“Hello, Dolly!” is a star vehicle plain and simple. It has been since the original Broadway and London productions over 50 years ago.
Thirty-eight seconds into the opening number of this always classy and now-classic musical, the likes of theater legends Carol Channing, Pearl Bailey, Mary Martin and Ethel Merman have entered the stage on a horse-drawn trolley as the marvelously self-assured Dolly Gallagher Levi.
In the 2017 Broadway revival, Bette Midler raised the role’s sass quotient while her replacement, Bernadette Peters, offered a more endearing Dolly imbued with layers of charm and warmth. She was the polish, said The Washington Post, on Midler’s brass. She won the audience with her dimples, noted The New York Times, while Midler did so with a Cheshire cat’s grin.

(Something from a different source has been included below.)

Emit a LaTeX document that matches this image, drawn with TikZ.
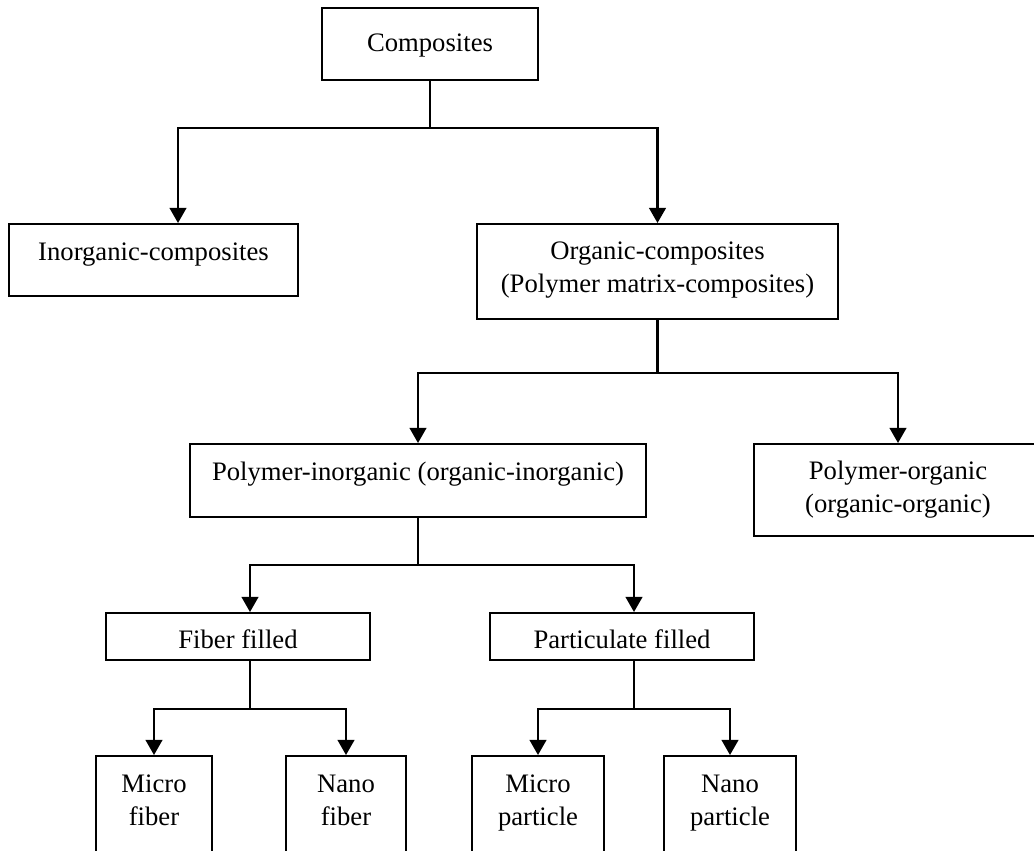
\documentclass[tikz,border=0pt]{standalone}
\usepackage{fontspec}
\setmainfont{Liberation Serif}
\usetikzlibrary{arrows.meta}

\begin{document}
\begin{tikzpicture}[x=0.45pt, y=-0.45pt, line width=1pt,
  >={Triangle[length=6.8pt, width=7.5pt]},
  font=\fontsize{12}{14.85}\selectfont,
  box/.style={draw, anchor=north, align=center, inner xsep=0pt, inner ysep=0pt, text height=16.2pt}]
\clip (0,0) rectangle (1034,850);

% top levels
\node[box, minimum width=97.2pt, text height=19.35pt, text depth=13.05pt] (comp) at (430,7) {Composites};
\node[box, minimum width=130.05pt, text depth=16.2pt] (inorg) at (153.5,223) {Inorganic-composites};
\node[box, minimum width=162.45pt, text height=30.6pt, text depth=12.15pt] (org) at (657.5,223) {Organic-composites\\(Polymer matrix-composites)};
\coordinate (inorgtop) at (178,223);

\node[box, minimum width=205.2pt, text depth=16.65pt] (polin) at (418,443) {Polymer-inorganic (organic-inorganic)};
\node[box, minimum width=129.6pt, text height=30.6pt, text depth=10.8pt] (polorg) at (898,443) {Polymer-organic\\(organic-organic)};

% filler types
\node[box, minimum width=118.8pt, text height=15.75pt, text depth=5.4pt] (fib) at (238,612) {Fiber filled};
\node[box, minimum width=118.8pt, text height=15.75pt, text depth=5.4pt] (part) at (622,612) {Particulate filled};
\coordinate (fibtop) at (250,612);
\coordinate (parttop) at (634,612);

% sizes
\node[box, minimum width=52.2pt, text height=31.05pt, text depth=22.95pt] (mfib) at (154,755) {Micro\\fiber};
\node[box, minimum width=54pt, text height=31.05pt, text depth=22.95pt] (nfib) at (346,755) {Nano\\fiber};
\node[box, minimum width=59.4pt, text height=31.05pt, text depth=22.95pt] (mpart) at (538,755) {Micro\\particle};
\node[box, minimum width=59.4pt, text height=31.05pt, text depth=22.95pt] (npart) at (730,755) {Nano\\particle};

\draw[->] (comp.south) -- ++(0,47) -| (inorgtop);
\draw[->] (comp.south) -- ++(0,47) -| (org.north);
\draw[->] (org.south) -- ++(0,53) -| (polin.north);
\draw[->] (org.south) -- ++(0,53) -| (polorg.north);
\draw[->] (polin.south) -- ++(0,47) -| (fibtop);
\draw[->] (polin.south) -- ++(0,47) -| (parttop);
\draw[->] (fibtop |- fib.south) -- ++(0,48) -| (mfib.north);
\draw[->] (fibtop |- fib.south) -- ++(0,48) -| (nfib.north);
\draw[->] (parttop |- part.south) -- ++(0,48) -| (mpart.north);
\draw[->] (parttop |- part.south) -- ++(0,48) -| (npart.north);
\end{tikzpicture}
\end{document}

So the question to ask and answer at the opening of the Playhouse Square launch of the touring “Hello, Dolly!” is what kind of Dolly is Tony Award-winning actress Betty Buckley, the woman New York Magazine labeled “The Voice of Broadway” two decades ago?
It is the only question, really, since there is no need to speculate about the show itself.
Songwriter Jerry Herman and book writer Michael Stewart’s handiwork is legendary. The original Broadway production of “Hello, Dolly!” ran for 2, 844 performances and swept the Tony Awards, winning 10, while the 2017 production won the Tony for Best Revival of a Musical, among others.
Set in the 1890s, the story revolves around the endlessly resourceful matchmaker who has set her sights and her own affections on the wealthy and curmudgeonly widower Horace Vandergelder. Caught in the web of romance in this delightfully lighthearted and wonderfully old-fashioned tale are Vandergelder’s two unworldly clerks, two unsuspecting women, and just about everyone else who crosses Dolly’s path.
The show has the hummable tunes this era of musicals was famous for, where gorgeous songs like “It Only Takes a Moment,” “Put on Your Sunday Clothes” and “Ribbons Down My Back” don’t so much progress the storyline as offer congenial commentary about it.
There is no need to speculate about the touring production either.
It is, after all, directed (Jerry Zaks), designed (scenic and costuming, Santo Loquasto) and choreographed (Warren Carlyle) by the same artists who spearheaded the Broadway revival.
All the astonishing eye-candy on stage – the Currier and Ives scenery that drops from the rafters, the ballet-infused Gay-Nineties dance moves that bring ensemble numbers like “The Waiters’ Gallop” and “The Contest” to life, and the Crayola-colored period costuming – is identical to the Broadway production.
On opening night, eager-to-applaud audience members gave an ovation to the overture performed by a huge orchestra under Robert Billing’s superb direction, to the scenic scrim revealed when the curtain opened, and to the set behind it when the scrim turned translucent. And, of course, they applauded the star playing Dolly upon her entrance, which has become obligatory.
So, what kind of Dolly is Betty Buckley?
Sadly, she is the least interesting thing on stage.
While in great voice and exuding the confidence of a pro, Buckley brings little to the role while stand-out performances by Lewis J. Stadlen as the comic foil Vandergelder, Nic Rouleau and Jess LeProtto as his endearing young clerks Cornelius and Barnaby, and Analisa Leaming and Kristen Hahn as their adorable love-interests Irene Molloy and Minnie Fay, are inventive, energetic and always entertaining.
Magnificently orchestrated company numbers orbit around Buckley rather than include her. And while she gets at the heart of the character when asking her late husband to bless her renouncement of widowhood and rejoin the human race in “Before the Parade Passes By,” her comedic moments – elongated in anticipation of the raucous reaction earned by past performers – fall rather flat.
“Hello, Dolly!” remains triumphant, but not because of the star at its center.